Heat 1-2 tbsp of the butter in a medium-large frying pan, add onion and garlic and spices and saute until onion begins to soften and go translucent. Add the stems and cover, stirring occasionally so nothing gets stuck or overcooked, and cook until the stems have softened.

Once stems have softened, add the sliced beet greens and saute until they have wilted. Push vegetables to one side of the pan to create a ‘well’ on the other side—pour the eggs in, and scramble them in this little well until mostly cooked. Stir eggs through the vegetables. If there’s any excess moisture, leave on low heat for a few minutes to evaporate it.

Remove from heat, allow to cool for a few moments, then add your cheese and stir through.

Once the mixture is cool enough to handle, get your assembly space ready! Melt the remaining butter in a small bowl and get your counter set up with a baking tray for the finished spanakopita, a very slightly damp clean dish towel to cover the phyllo so it doesn’t dry out, and space to do your pastry folding.

Using one phyllo sheet at a time, brush the whole sheet lightly with butter, then fold into thirds lengthwise. Lightly brush with butter again. Spoon about 1/4 cup of the mixture out to the bottom of the long rectangle; fold the left hand bottom corner to form a triangle on the right hand side, encapsulating the filling. Fold triangle up so that the filling is fully encased, then fold to the left, up, right, up, etc. (See photos below.) Keep the folding fairly accurate and fairly snug, or else you’ll start to get things leaking out.

Finish off each triangle with another dab of butter to keep it ‘sealed’. Place on a baking tray and repeat until all of the mixture is used up. Once you’re finished, brush them all again with a bit more butter if you have any left over.

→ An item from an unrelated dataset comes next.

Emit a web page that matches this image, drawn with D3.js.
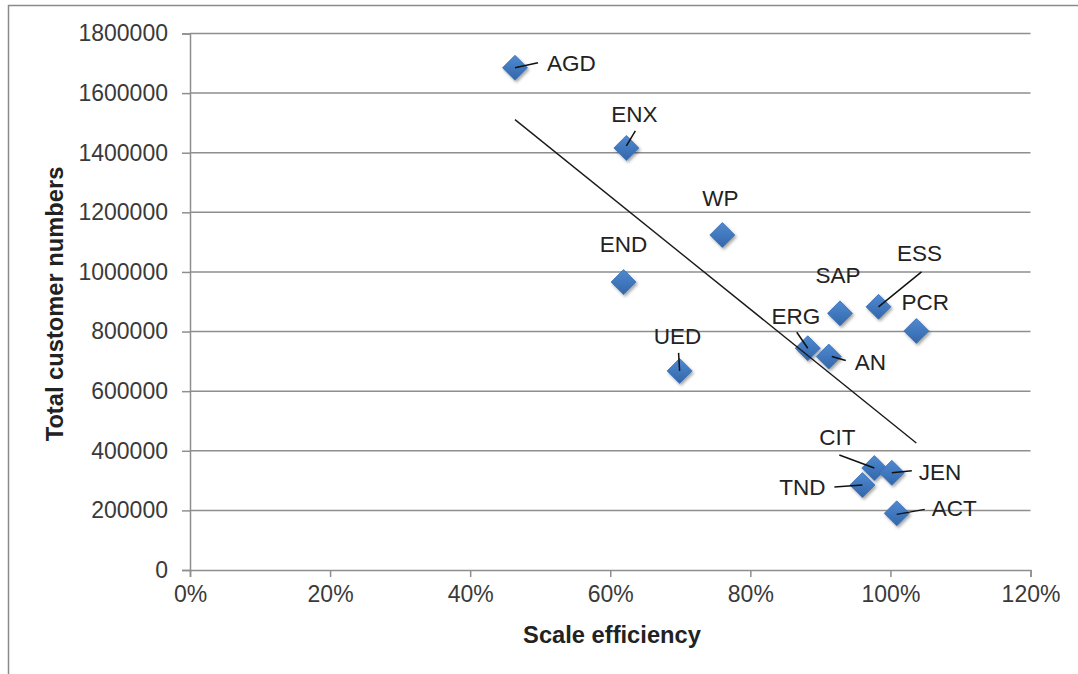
<!DOCTYPE html>
<html>
<head>
<meta charset="utf-8">
<script src="https://cdn.jsdelivr.net/npm/d3@7"></script>
<style>
  html, body { margin: 0; padding: 0; background: #fff; }
  svg { display: block; }
  text { font-family: "Liberation Sans", Arial, sans-serif; }
</style>
</head>
<body>
<svg id="chart" width="1078" height="674"></svg>
<script>
// ---- data ----
const names = ["AGD", "ENX", "WP", "END", "UED", "SAP", "ESS", "PCR", "ERG", "AN", "CIT", "JEN", "TND", "ACT"];
const scaleEfficiency = [0.464, 0.623, 0.760, 0.619, 0.699, 0.928, 0.983, 1.037, 0.882, 0.912, 0.977, 1.002, 0.960, 1.009];
const customers = [1685000, 1416000, 1124000, 966000, 668000, 861000, 883000, 802000, 744000, 716000, 342000, 326000, 285000, 190000];
const xTicks = [0, 0.2, 0.4, 0.6, 0.8, 1.0, 1.2];
const yTicks = [0, 200000, 400000, 600000, 800000, 1000000, 1200000, 1400000, 1600000, 1800000];

// ---- label layout (pixel offsets from each marker; not data) ----
const labelLayout = {
  AGD: { dx: 32, dy: -5, anchor: "start", leader: [[0, 0], [23, -5]] },
  ENX: { dx: 8, dy: -34, anchor: "middle", leader: [[0, -2], [9, -17]] },
  WP:  { dx: -2, dy: -37, anchor: "middle" },
  END: { dx: 0, dy: -38, anchor: "middle" },
  UED: { dx: -2, dy: -35, anchor: "middle", leader: [[-1, -18], [0, 0]] },
  SAP: { dx: -2, dy: -38, anchor: "middle" },
  ESS: { dx: 41, dy: -54, anchor: "middle", leader: [[43, -35], [0, 0]] },
  PCR: { dx: 9, dy: -29, anchor: "middle" },
  ERG: { dx: -12, dy: -32, anchor: "middle", leader: [[-11, -16], [0, 0]] },
  AN:  { dx: 26, dy: 6, anchor: "start", leader: [[17, 4], [3, 0]] },
  CIT: { dx: -37, dy: -31, anchor: "middle", leader: [[-35, -13], [0, 0]] },
  JEN: { dx: 27, dy: -1, anchor: "start", leader: [[20, -2], [0, 0]] },
  TND: { dx: -37, dy: 2, anchor: "end", leader: [[-28, 2], [0, 0]] },
  ACT: { dx: 35, dy: -5, anchor: "start", leader: [[28, -4], [0, 1]] }
};

const points = names.map((n, i) => ({ name: n, x: scaleEfficiency[i], y: customers[i] }));

const svg = d3.select("#chart");
const plot = { left: 190, right: 1030.5, top: 33.5, bottom: 570 };

// outer chart border (extends beyond the frame on right/bottom)
svg.append("rect")
  .attr("x", 8.5).attr("y", 5.5).attr("width", 1200).attr("height", 800)
  .attr("fill", "#fff").attr("stroke", "#8a8a8a").attr("stroke-width", 1.5);

const x = d3.scaleLinear().domain([0, 1.2]).range([plot.left, plot.right]);
const y = d3.scaleLinear().domain([0, 1800000]).range([plot.bottom, plot.top]);

const gridColor = "#8e8e8e";
const textColor = "#3a3a3a";

// horizontal gridlines
svg.append("g")
  .selectAll("line")
  .data(yTicks.filter(d => d > 0))
  .join("line")
  .attr("x1", plot.left).attr("x2", plot.right)
  .attr("y1", d => y(d)).attr("y2", d => y(d))
  .attr("stroke", gridColor).attr("stroke-width", 1.5);

// y axis
const yAxis = d3.axisLeft(y).tickValues(yTicks).tickFormat(d3.format("d")).tickSize(8).tickPadding(14);
const gy = svg.append("g").attr("transform", `translate(${plot.left},0)`).call(yAxis);
gy.select(".domain").attr("stroke", gridColor).attr("stroke-width", 1.5);
gy.selectAll(".tick line").attr("stroke", gridColor).attr("stroke-width", 1.5);
gy.selectAll(".tick text").attr("font-size", 23).attr("fill", textColor)
  .attr("font-family", "'Liberation Sans', Arial, sans-serif");

// x axis
const xAxis = d3.axisBottom(x).tickValues(xTicks).tickFormat(d3.format(".0%")).tickSize(7).tickPadding(9);
const gx = svg.append("g").attr("transform", `translate(0,${plot.bottom})`).call(xAxis);
gx.select(".domain").attr("stroke", gridColor).attr("stroke-width", 1.5);
gx.selectAll(".tick line").attr("stroke", gridColor).attr("stroke-width", 1.5);
gx.selectAll(".tick text").attr("font-size", 23).attr("fill", textColor)
  .attr("font-family", "'Liberation Sans', Arial, sans-serif");

// axis titles
svg.append("text")
  .attr("x", 612).attr("y", 635).attr("dy", "0.35em")
  .attr("text-anchor", "middle")
  .attr("font-size", 23.7).attr("font-weight", "bold").attr("fill", "#222")
  .text("Scale efficiency");
svg.append("text")
  .attr("transform", "translate(55,304) rotate(-90)")
  .attr("dy", "0.35em")
  .attr("text-anchor", "middle")
  .attr("font-size", 23.7).attr("font-weight", "bold").attr("fill", "#222")
  .text("Total customer numbers");

// defs: marker gradient + shadow
const defs = svg.append("defs");
const grad = defs.append("linearGradient").attr("id", "dg").attr("x1", 0).attr("y1", 0).attr("x2", 0).attr("y2", 1);
grad.append("stop").attr("offset", "0%").attr("stop-color", "#4f8ad2");
grad.append("stop").attr("offset", "100%").attr("stop-color", "#3366aa");
const sh = defs.append("filter").attr("id", "sh").attr("x", "-50%").attr("y", "-50%").attr("width", "200%").attr("height", "200%");
sh.append("feDropShadow").attr("dx", 1.5).attr("dy", 2).attr("stdDeviation", 1.6)
  .attr("flood-color", "#000").attr("flood-opacity", 0.35);

// markers
const r = 12.5;
const diamond = `M0,${-r}L${r},0L0,${r}L${-r},0Z`;
svg.append("g")
  .selectAll("path")
  .data(points)
  .join("path")
  .attr("transform", d => `translate(${x(d.x)},${y(d.y)})`)
  .attr("d", diamond)
  .attr("fill", "url(#dg)")
  .attr("stroke", "#3a6fb3").attr("stroke-width", 0.8)
  .attr("filter", "url(#sh)");

// linear trendline (least squares over the data)
const mx = d3.mean(points, d => d.x), my = d3.mean(points, d => d.y);
const slope = d3.sum(points, d => (d.x - mx) * (d.y - my)) / d3.sum(points, d => (d.x - mx) ** 2);
const intercept = my - slope * mx;
const [xmin, xmax] = d3.extent(points, d => d.x);
svg.append("line")
  .attr("x1", x(xmin)).attr("y1", y(intercept + slope * xmin))
  .attr("x2", x(xmax)).attr("y2", y(intercept + slope * xmax))
  .attr("stroke", "#1a1a1a").attr("stroke-width", 1.4);

// leader lines
const lg = svg.append("g");
points.forEach(p => {
  const L = labelLayout[p.name];
  if (!L.leader) return;
  const px = x(p.x), py = y(p.y);
  lg.append("line")
    .attr("x1", px + L.leader[0][0]).attr("y1", py + L.leader[0][1])
    .attr("x2", px + L.leader[1][0]).attr("y2", py + L.leader[1][1])
    .attr("stroke", "#111").attr("stroke-width", 1.5);
});

// data labels
svg.append("g")
  .selectAll("text")
  .data(points)
  .join("text")
  .attr("x", d => x(d.x) + labelLayout[d.name].dx)
  .attr("y", d => y(d.y) + labelLayout[d.name].dy)
  .attr("dy", "0.35em")
  .attr("text-anchor", d => labelLayout[d.name].anchor)
  .attr("font-size", 22.5).attr("fill", "#222")
  .text(d => d.name);
</script>
</body>
</html>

Bake the phyllo triangles at 350 F / 180 C for 15-20 minutes, until nicely golden. Serve warm. (Cooked, they also freeze quite well for lunches, though I wouldn’t store them for more than 1-2 weeks.)

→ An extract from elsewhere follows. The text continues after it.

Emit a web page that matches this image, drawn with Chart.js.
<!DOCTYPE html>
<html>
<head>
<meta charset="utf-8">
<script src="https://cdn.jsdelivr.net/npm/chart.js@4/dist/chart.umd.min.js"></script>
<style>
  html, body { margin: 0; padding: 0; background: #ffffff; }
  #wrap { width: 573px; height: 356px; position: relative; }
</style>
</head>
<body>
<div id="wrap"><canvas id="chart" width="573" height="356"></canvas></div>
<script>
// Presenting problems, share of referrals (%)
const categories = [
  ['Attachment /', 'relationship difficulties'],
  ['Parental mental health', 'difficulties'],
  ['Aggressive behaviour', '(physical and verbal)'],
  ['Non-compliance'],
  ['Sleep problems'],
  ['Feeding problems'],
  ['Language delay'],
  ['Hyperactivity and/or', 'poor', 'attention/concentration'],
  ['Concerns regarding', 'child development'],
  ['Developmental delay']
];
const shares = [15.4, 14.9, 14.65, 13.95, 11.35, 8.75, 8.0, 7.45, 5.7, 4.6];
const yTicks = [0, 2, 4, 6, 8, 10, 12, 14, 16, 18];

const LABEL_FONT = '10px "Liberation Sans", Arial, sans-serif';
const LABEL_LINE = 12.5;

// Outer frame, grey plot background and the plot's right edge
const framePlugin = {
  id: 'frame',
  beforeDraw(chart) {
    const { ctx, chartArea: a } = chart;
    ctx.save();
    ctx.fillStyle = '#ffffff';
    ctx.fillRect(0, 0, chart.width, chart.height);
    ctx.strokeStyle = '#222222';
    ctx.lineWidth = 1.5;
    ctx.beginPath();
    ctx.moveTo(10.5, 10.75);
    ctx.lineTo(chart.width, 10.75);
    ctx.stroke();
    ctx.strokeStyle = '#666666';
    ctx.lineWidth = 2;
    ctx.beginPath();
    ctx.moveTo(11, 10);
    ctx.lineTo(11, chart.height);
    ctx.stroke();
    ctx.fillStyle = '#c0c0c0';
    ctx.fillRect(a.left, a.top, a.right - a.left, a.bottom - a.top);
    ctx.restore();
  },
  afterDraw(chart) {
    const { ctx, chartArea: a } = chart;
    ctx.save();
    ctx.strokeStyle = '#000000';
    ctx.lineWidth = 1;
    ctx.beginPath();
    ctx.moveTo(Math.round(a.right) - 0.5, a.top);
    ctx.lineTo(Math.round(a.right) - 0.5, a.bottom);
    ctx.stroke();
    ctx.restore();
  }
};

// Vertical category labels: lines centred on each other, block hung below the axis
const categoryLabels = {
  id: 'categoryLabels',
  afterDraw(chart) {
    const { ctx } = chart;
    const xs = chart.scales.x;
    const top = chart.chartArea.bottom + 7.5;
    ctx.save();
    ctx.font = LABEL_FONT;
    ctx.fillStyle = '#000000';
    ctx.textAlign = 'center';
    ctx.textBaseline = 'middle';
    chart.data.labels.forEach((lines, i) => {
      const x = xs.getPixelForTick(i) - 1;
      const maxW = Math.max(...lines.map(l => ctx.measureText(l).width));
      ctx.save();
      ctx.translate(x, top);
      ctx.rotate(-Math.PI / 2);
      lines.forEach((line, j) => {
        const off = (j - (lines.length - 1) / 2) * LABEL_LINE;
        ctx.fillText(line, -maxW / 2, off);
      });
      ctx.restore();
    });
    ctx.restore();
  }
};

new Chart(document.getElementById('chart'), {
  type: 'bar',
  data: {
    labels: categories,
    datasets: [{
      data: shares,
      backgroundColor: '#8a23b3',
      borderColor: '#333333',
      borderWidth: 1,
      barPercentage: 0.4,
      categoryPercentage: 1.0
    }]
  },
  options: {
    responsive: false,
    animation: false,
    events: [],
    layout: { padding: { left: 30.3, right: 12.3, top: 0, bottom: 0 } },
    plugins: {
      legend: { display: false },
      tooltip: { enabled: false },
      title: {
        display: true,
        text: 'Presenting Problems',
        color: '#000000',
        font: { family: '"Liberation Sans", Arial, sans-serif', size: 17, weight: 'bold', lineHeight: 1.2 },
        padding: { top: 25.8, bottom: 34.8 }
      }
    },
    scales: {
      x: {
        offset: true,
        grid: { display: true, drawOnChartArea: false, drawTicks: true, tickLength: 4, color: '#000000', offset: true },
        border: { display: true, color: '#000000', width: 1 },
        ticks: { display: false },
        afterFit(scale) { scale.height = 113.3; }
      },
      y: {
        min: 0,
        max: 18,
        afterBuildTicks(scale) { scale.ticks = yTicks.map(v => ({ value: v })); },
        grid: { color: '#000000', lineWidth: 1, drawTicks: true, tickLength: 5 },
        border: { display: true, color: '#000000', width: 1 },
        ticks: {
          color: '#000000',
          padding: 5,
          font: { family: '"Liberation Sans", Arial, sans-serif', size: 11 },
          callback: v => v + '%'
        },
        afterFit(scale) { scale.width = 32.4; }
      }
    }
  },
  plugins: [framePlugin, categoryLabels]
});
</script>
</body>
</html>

If you’re completely bamboozled as to how to fold these things, check out this video… there are a few differences but the point is the same. (She believes that chocolate is good for you too!)

2 Responses to Beet Green Spanakopita

  1. Hey! I found your beautiful photo on FoodGawker, and thought to myself “wow, that looks like the empanadas I made yesterday”! They really do. I made BBQ Tofu and Collard Green Phyllo Empanadas, they’re on my blog.
    I like how you used one sheet, and folded it into itself, its so much neater then how I did it. I’d love to try your spanakopitas!

  2. Looks tasty! But if it doesn’t have spinach in it, it isn’t spanakopita. “Pites” (singular form being “pita”) are pies, and the prefix tells you what they’re stuffed with: spanakopita is stuffed with spinach, tyropita is stuffed with cheese, kotopita is stuffed with chicken, etc. If you stuff a pita with random cultivated or wild greens, it’s “hortopita”: http://donair-heiress.blogspot.com/2009/09/hortopita.html

    Also, your seasonings seem a bit odd…although I love the taste of basil, and Greeks do grow a lot of it, it’s grown as an ornamental plant and doesn’t tend to make it into their food. I’d also replace the marjoram with oregano, but they’re probably similar enough that it wouldn’t matter. I’m also weirded out by the cheddar cheese option, but I suppose there might be places where feta isn’t available yet.